Великолепие метафор, точность переданного движения, согласованность строк, словно дающая варианты перебора массивных лап!
Соната сонета не слишком прозвучала по-русски: несмотря на избыток продукции, представленной в оной твёрдой форме, вспоминаются единичные перлы-удачи, вроде «Приморского сонета» Ахматовой.
Тем не менее, двойной венок Сельвинского «Рысь», дерзко экспериментирующий с твёрдой формой, вроде бы не подлежащей экспериментальным разломам, несомненно, обладает повышенной яркостью: и, учитывая какими красками загорается лес, и то, как блестят, скорее, мерцают загадочно, глаза рыси.
Цитировать можно без конца – и качество стиха завораживает, и зверь, данный персонажем.

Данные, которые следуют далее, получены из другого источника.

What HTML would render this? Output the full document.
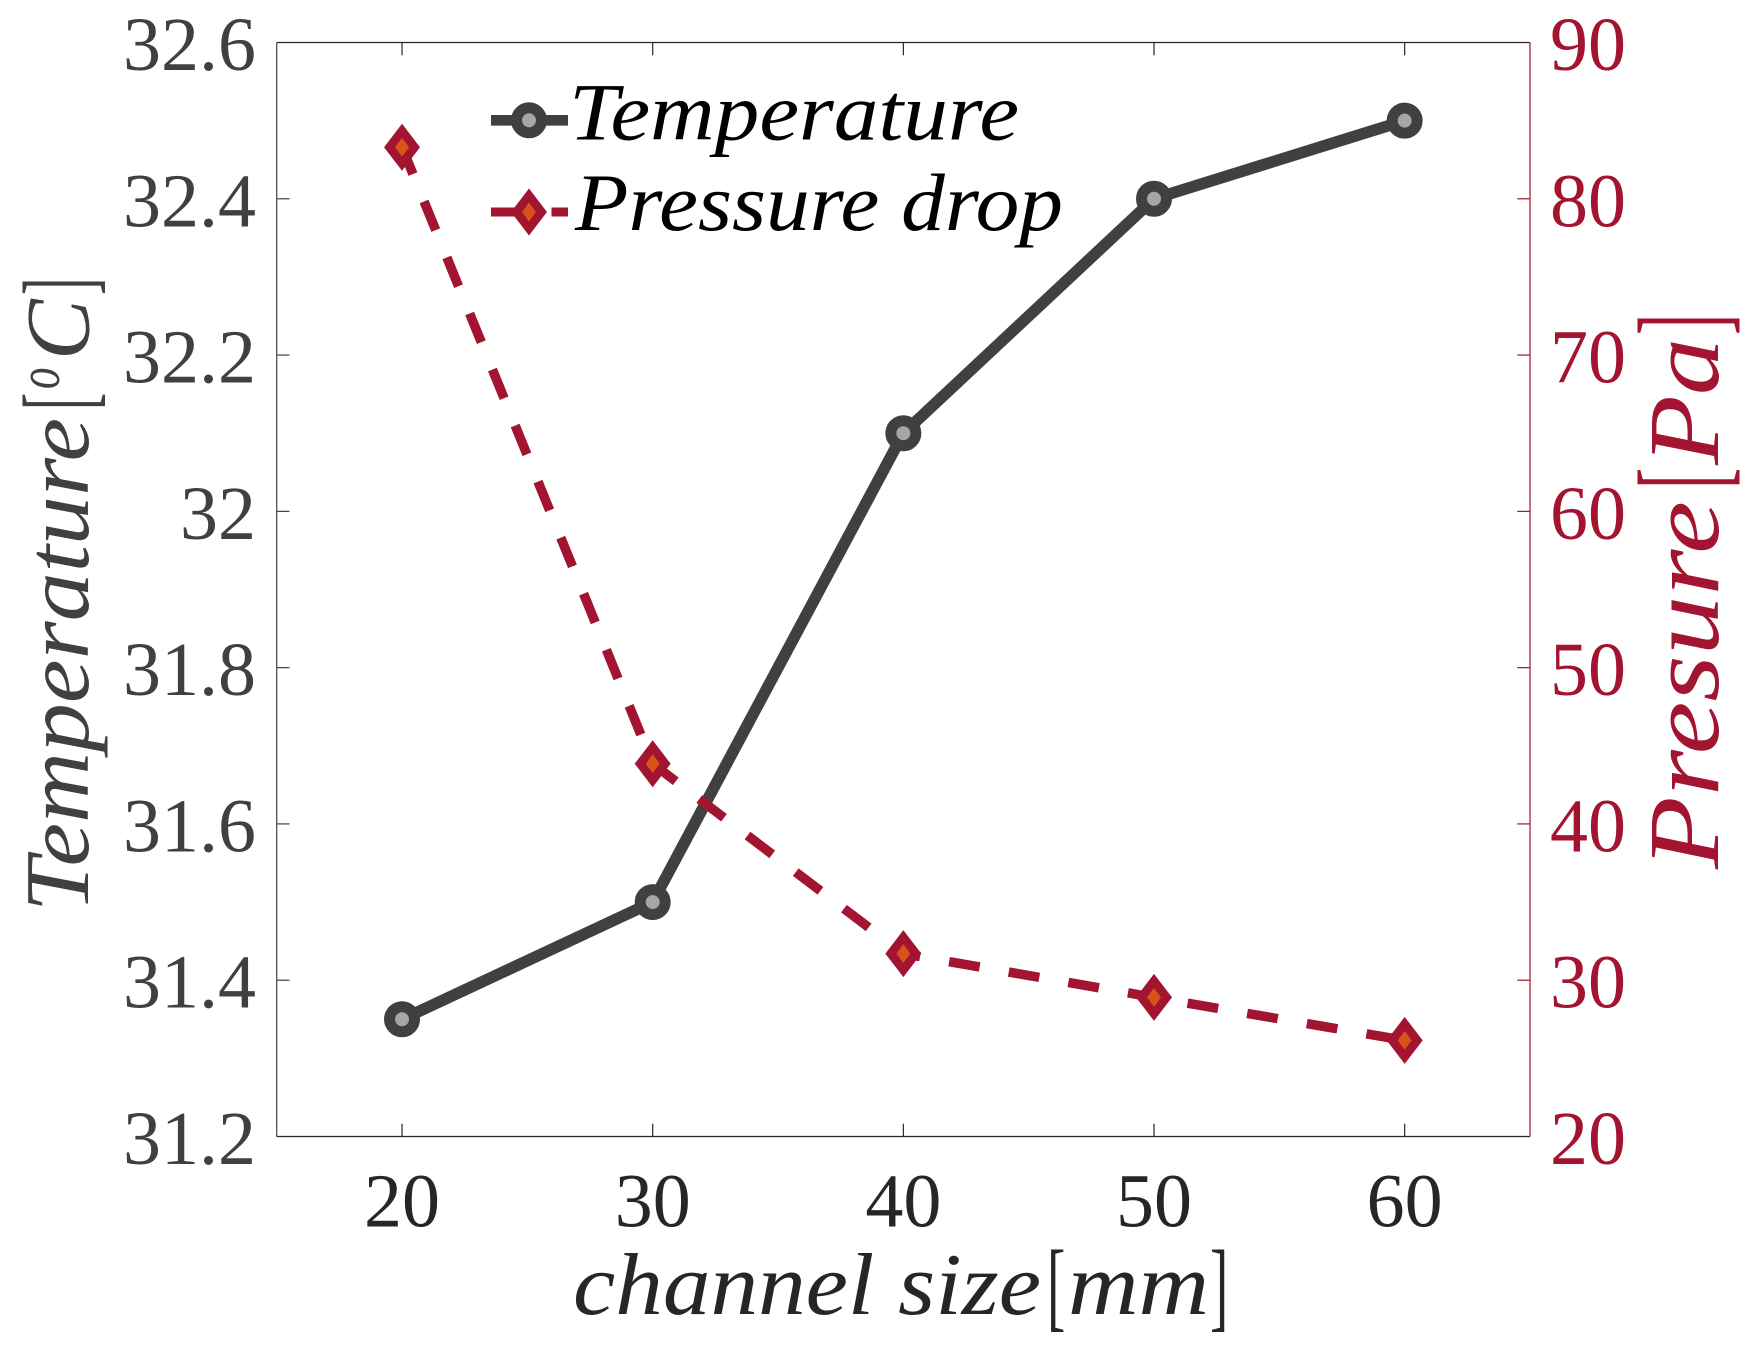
<!DOCTYPE html>
<html lang="en">
<head>
<meta charset="utf-8">
<title>Temperature and pressure drop vs channel size</title>
<style>
  html, body { margin: 0; padding: 0; background: #ffffff; }
  svg { display: block; }
  text { font-family: "Liberation Serif", serif; }
  .it { font-style: italic; }
</style>
</head>
<body>
<svg id="chart" xmlns="http://www.w3.org/2000/svg" width="1759" height="1354" viewBox="0 0 1759 1354">
  <rect x="0" y="0" width="1759" height="1354" fill="#ffffff"/>
  <g id="axes"></g>
  <g id="series"></g>

  <g>
    <g>
      <line x1="491" y1="120.3" x2="568" y2="120.3" stroke="#404040" stroke-width="10.7"/>
      <circle cx="529" cy="120.3" r="12.5" fill="#a6a6a6" stroke="#404040" stroke-width="11"/>
      <text class="it" x="569" y="139.5" font-size="82" fill="#000000" textLength="450" lengthAdjust="spacingAndGlyphs">Temperature</text>
    </g>
    <g>
      <line x1="491" y1="212" x2="568" y2="212" stroke="#A2142F" stroke-width="9" stroke-dasharray="31 29.5"/>
      <polygon points="529,188.5 547,212 529,235.5 511,212" fill="#A2142F"/>
      <polygon points="529,202.5 536,212 529,221.5 522,212" fill="#D95319"/>
      <text class="it" x="575" y="229.8" font-size="82" fill="#000000" textLength="488" lengthAdjust="spacingAndGlyphs">Pressure drop</text>
    </g>
  </g>

  <g fill="#262626">
    <text class="it" x="573" y="1314" font-size="88" textLength="468" lengthAdjust="spacingAndGlyphs">channel size</text>
    <text transform="translate(1047,1318.4) scale(0.55,1)" font-size="100">[</text>
    <text class="it" x="1068" y="1314" font-size="88" textLength="141" lengthAdjust="spacingAndGlyphs">mm</text>
    <text transform="translate(1210,1318.4) scale(0.55,1)" font-size="100">]</text>
  </g>

  <g fill="#404040">
    <text class="it" transform="translate(88,912) rotate(-90)" font-size="91" textLength="494" lengthAdjust="spacingAndGlyphs">Temperature</text>
    <text transform="translate(91.4,410) rotate(-90) scale(0.52,1)" font-size="100">[</text>
    <text class="it" transform="translate(59,389) rotate(-90) scale(0.72,1)" font-size="60">o</text>
    <text class="it" transform="translate(88.5,360) rotate(-90)" font-size="91">C</text>
    <text transform="translate(91.4,295) rotate(-90) scale(0.52,1)" font-size="100">]</text>
  </g>

  <g fill="#A2142F">
    <text class="it" transform="translate(1718,869) rotate(-90)" font-size="101" textLength="368" lengthAdjust="spacingAndGlyphs">Presure</text>
    <text transform="translate(1723,489) rotate(-90) scale(0.52,1)" font-size="123">[</text>
    <text class="it" transform="translate(1718,465) rotate(-90)" font-size="101" textLength="127" lengthAdjust="spacingAndGlyphs">Pa</text>
    <text transform="translate(1723,335) rotate(-90) scale(0.52,1)" font-size="123">]</text>
  </g>
</svg>

<script>
const channelSizes = [20, 30, 40, 50, 60];
const temperatureValues = [31.35, 31.5, 32.1, 32.4, 32.5];
const pressureValues = [83.3, 43.85, 31.7, 28.9, 26.15];
const xTickValues = [20, 30, 40, 50, 60];
const leftTickValues = [31.2, 31.4, 31.6, 31.8, 32, 32.2, 32.4, 32.6];
const leftTickLabels = ['31.2', '31.4', '31.6', '31.8', '32', '32.2', '32.4', '32.6'];
const rightTickValues = [20, 30, 40, 50, 60, 70, 80, 90];

const NS = 'http://www.w3.org/2000/svg';
const plotLeft = 276.7, plotRight = 1530, plotTop = 42.5, plotBottom = 1136.5;
const xMin = 15, xMax = 65, leftMin = 31.2, leftMax = 32.6, rightMin = 20, rightMax = 90;

function xScale(v) { return plotLeft + (v - xMin) / (xMax - xMin) * (plotRight - plotLeft); }
function leftScale(v) { return plotBottom - (v - leftMin) / (leftMax - leftMin) * (plotBottom - plotTop); }
function rightScale(v) { return plotBottom - (v - rightMin) / (rightMax - rightMin) * (plotBottom - plotTop); }

function make(tag, attrs, parent, content) {
  const el = document.createElementNS(NS, tag);
  for (const k in attrs) el.setAttribute(k, attrs[k]);
  if (content !== undefined) el.textContent = content;
  parent.appendChild(el);
  return el;
}

const axes = document.getElementById('axes');
const series = document.getElementById('series');
const tickLen = 12.8;
const darkAxis = '#262626', leftAxis = '#404040', rightAxis = '#A2142F';

// spines
const spineTop = make('line', { x1: plotLeft, y1: plotTop, x2: plotRight, y2: plotTop, stroke: darkAxis, 'stroke-width': 1.2 }, axes);


const spineBottom = make('line', { x1: plotLeft, y1: plotBottom, x2: plotRight, y2: plotBottom, stroke: darkAxis, 'stroke-width': 1.2 }, axes);


const spineLeft = make('line', { x1: plotLeft, y1: plotTop, x2: plotLeft, y2: plotBottom, stroke: leftAxis, 'stroke-width': 1.2 }, axes);


const spineRight = make('line', { x1: plotRight, y1: plotTop, x2: plotRight, y2: plotBottom, stroke: rightAxis, 'stroke-width': 1.2 }, axes);



// x ticks (top and bottom) and labels
xTickValues.forEach(function (v) {
  const x = xScale(v);
  const tb = make('line', { x1: x, y1: plotBottom, x2: x, y2: plotBottom - tickLen, stroke: darkAxis, 'stroke-width': 1.2 }, axes);
  
  
  const tt = make('line', { x1: x, y1: plotTop, x2: x, y2: plotTop + tickLen, stroke: darkAxis, 'stroke-width': 1.2 }, axes);
  
  
  const lab = make('text', { x: x, y: 1226.5, 'font-size': 76, fill: darkAxis, 'text-anchor': 'middle' }, axes, String(v));
  
  
});

// left ticks and labels
leftTickValues.forEach(function (v, i) {
  const y = leftScale(v);
  if (i > 0 && i < leftTickValues.length - 1) {
    const t = make('line', { x1: plotLeft, y1: y, x2: plotLeft + tickLen, y2: y, stroke: leftAxis, 'stroke-width': 1.2 }, axes);
    
    
  }
  const lab = make('text', { x: 256, y: y + 27.5, 'font-size': 76, fill: leftAxis, 'text-anchor': 'end' }, axes, leftTickLabels[i]);
  
  
});

// right ticks and labels
rightTickValues.forEach(function (v, i) {
  const y = rightScale(v);
  if (i > 0 && i < rightTickValues.length - 1) {
    const t = make('line', { x1: plotRight - tickLen, y1: y, x2: plotRight, y2: y, stroke: rightAxis, 'stroke-width': 1.2 }, axes);
    
    
  }
  const lab = make('text', { x: 1550, y: y + 27.5, 'font-size': 76, fill: rightAxis }, axes, String(v));
  
  
});

// temperature series
const tempPoints = channelSizes.map(function (c, i) { return xScale(c) + ',' + leftScale(temperatureValues[i]); }).join(' ');
const tempLine = make('polyline', { points: tempPoints, fill: 'none', stroke: '#404040', 'stroke-width': 11.5, 'stroke-linejoin': 'round' }, series);


channelSizes.forEach(function (c, i) {
  const m = make('circle', { cx: xScale(c), cy: leftScale(temperatureValues[i]), r: 12.5, fill: '#a6a6a6', stroke: '#404040', 'stroke-width': 11 }, series);
  
  
});

// pressure series
const pressPoints = channelSizes.map(function (c, i) { return xScale(c) + ',' + rightScale(pressureValues[i]); }).join(' ');
const pressLine = make('polyline', { points: pressPoints, fill: 'none', stroke: '#A2142F', 'stroke-width': 9.5, 'stroke-dasharray': '31 29.5', 'stroke-dashoffset': 2 }, series);



function diamond(cx, cy, hw, hh) {
  return cx + ',' + (cy - hh) + ' ' + (cx + hw) + ',' + cy + ' ' + cx + ',' + (cy + hh) + ' ' + (cx - hw) + ',' + cy;
}
channelSizes.forEach(function (c, i) {
  const cx = xScale(c), cy = rightScale(pressureValues[i]);
  const outer = make('polygon', { points: diamond(cx, cy, 18, 23.5), fill: '#A2142F' }, series);
  
  
  const inner = make('polygon', { points: diamond(cx, cy, 7, 9.5), fill: '#D95319' }, series);
  
  
});
</script>
</body>
</html>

А вот «Слонёнок» Гумилёва: витое и нежное стихотворение о человеческих взаимоотношениях, использующее зверя, как своеобразный символ:
Моя любовь к тебе сейчас — слоненок,
Родившийся в Берлине иль Париже
И топающий ватными ступнями
По комнатам хозяина зверинца.
«Пантера» Рильке, упруго меряющая клетку в тяжёлом танце жажды свободы, тоже становится вариантом русского зверя – ибо существует примерно в ста вариантах перевода на наш язык…
О! Животные очень активно поделились своими жизнями с поэзией: они предложили себя в качестве замечательных аллегорий басен Крылова, и вошли реальными, такими, какими являются в жизни, во многие и многие прекрасные русские стихи.